The $10 billion James Webb telescope, the most ambitious and expensive robot probe ever built, has been launched into space atop a massive European rocket.

Engineers confirmed on Saturday that the observatory, which has been beset by decades of delays and massive cost overruns, was in perfect working order after undergoing the most closely watched lift-off in the history of unmanned space travel.

According to The Guardian, The telescope, which scientists have dubbed a “time machine,” will allow astronomers to examine the early universe immediately after the big bang, 13.8 billion years ago, as well as search for hints of life-supporting planets in our own galaxy.

Webb will not only inform us about unseen parts of space, but it will also be able to establish whether or not we correctly chronicled the events that occurred shortly after the Big Bang.

According to ground control, liftoff occurred at 4:20 a.m. PT (or 9:20 a.m. local time in French Guiana). The team repeatedly emphasized the spacecraft’s “nominal” trajectory and performance, easing concerns that had been building in the minutes leading up to the launch from the European Space Agency’s South American outpost.

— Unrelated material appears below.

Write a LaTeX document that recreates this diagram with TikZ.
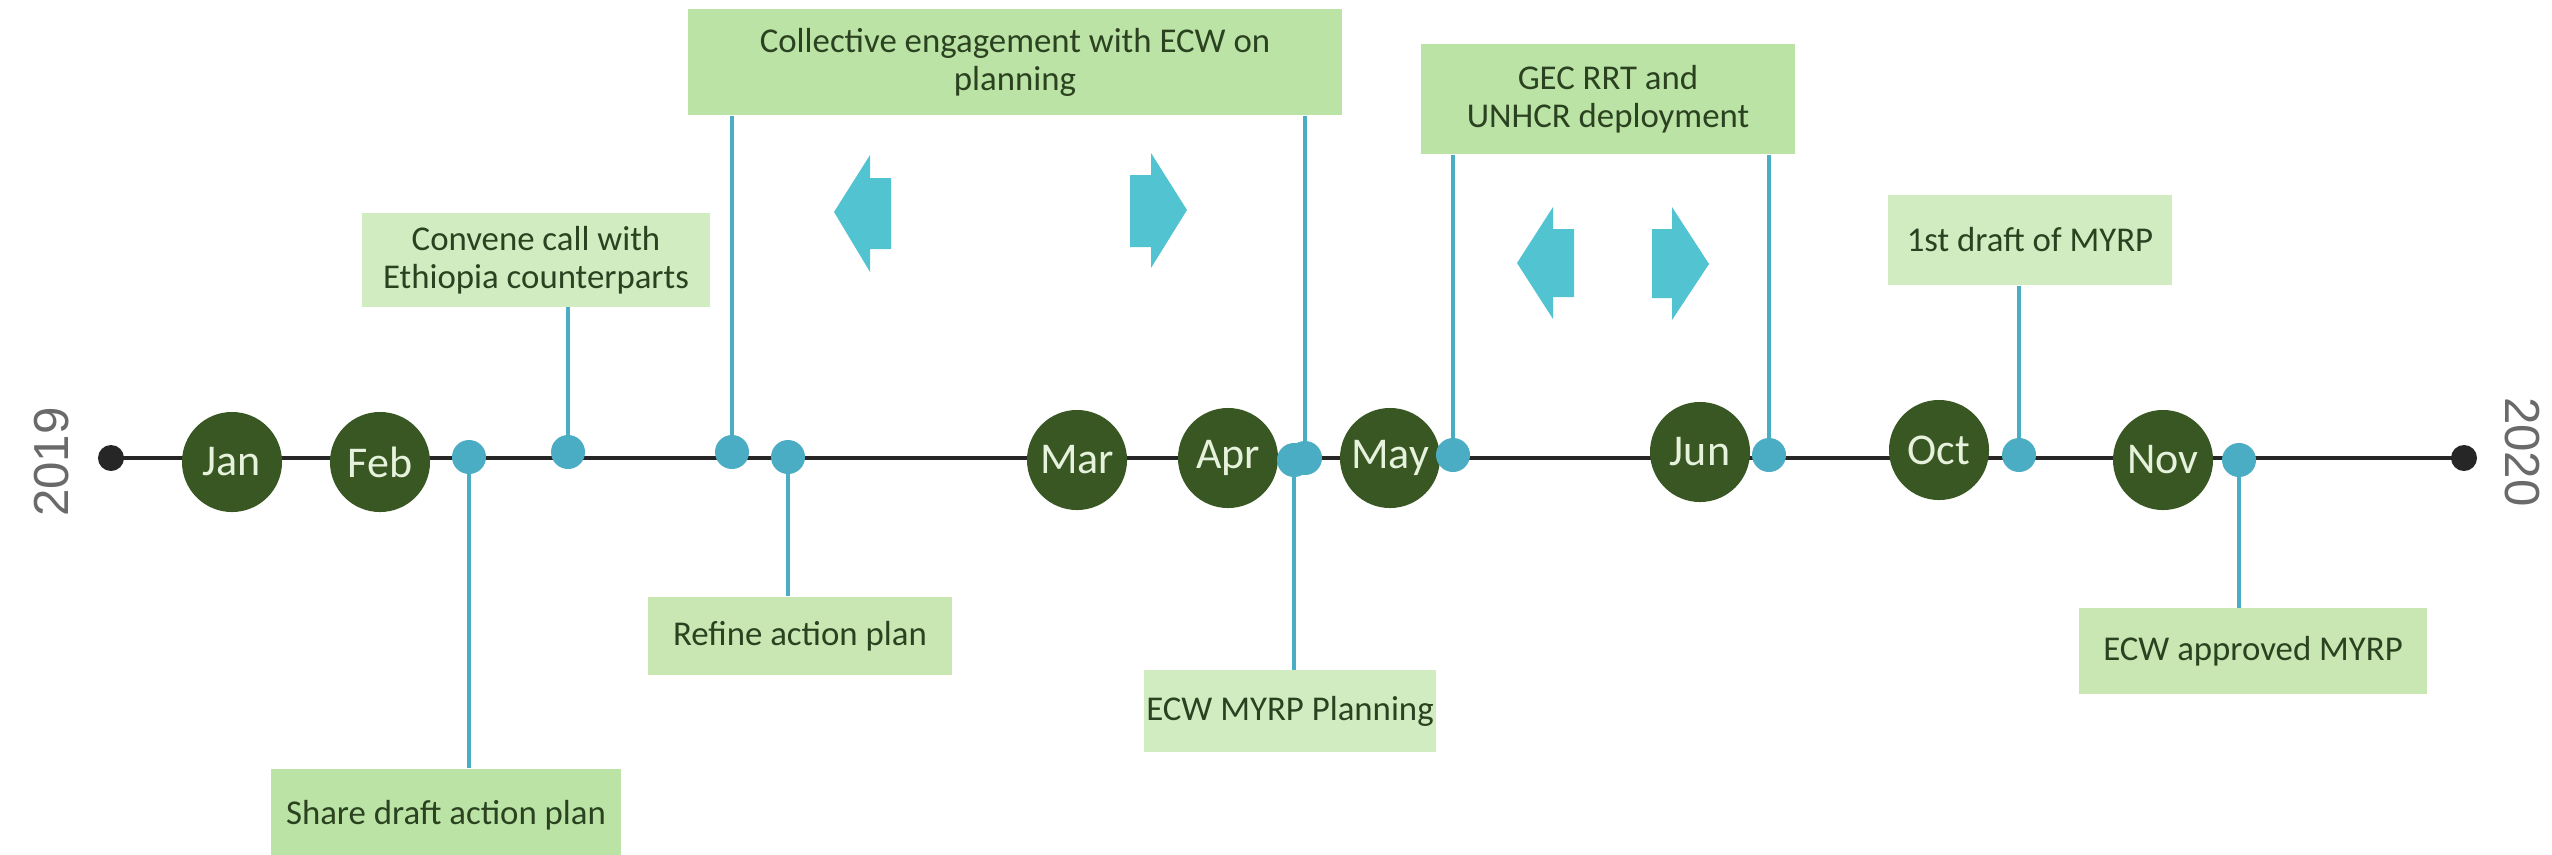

JWST is tasked with gathering infrared light from some of the Universe’s most distant stars and galaxies, and it has the largest mirror of any space-bound observatory ever deployed. The telescope will be able to look back in time with this capability, photographing some of the first objects that formed just after the Big Bang. It will also shed light on supermassive black holes, distant alien worlds, star explosions, dark matter, and other mysteries.

The light-collecting mirror on the telescope is more than 21 feet (6.5 metres) wide. Hubble’s mirror, by comparison, is slightly under 8 feet (2.4 metres) broad and has been responsible for imaging some of the most famous objects in the Universe. JWST will be 10 to 100 times more sensitive than Hubble due to its bigger mirror, allowing it to see dim objects in the sky.

Inverse wrote that it’s all connected. The technical specs and features of the tools are still being worked out, in part because they are based on the scientific topics that astronomers hope to address in the next 20 years.

It’s not a single device, but a collection of instruments designed to assist scientists to answer the most important question they believe they can ask in the next two or three decades.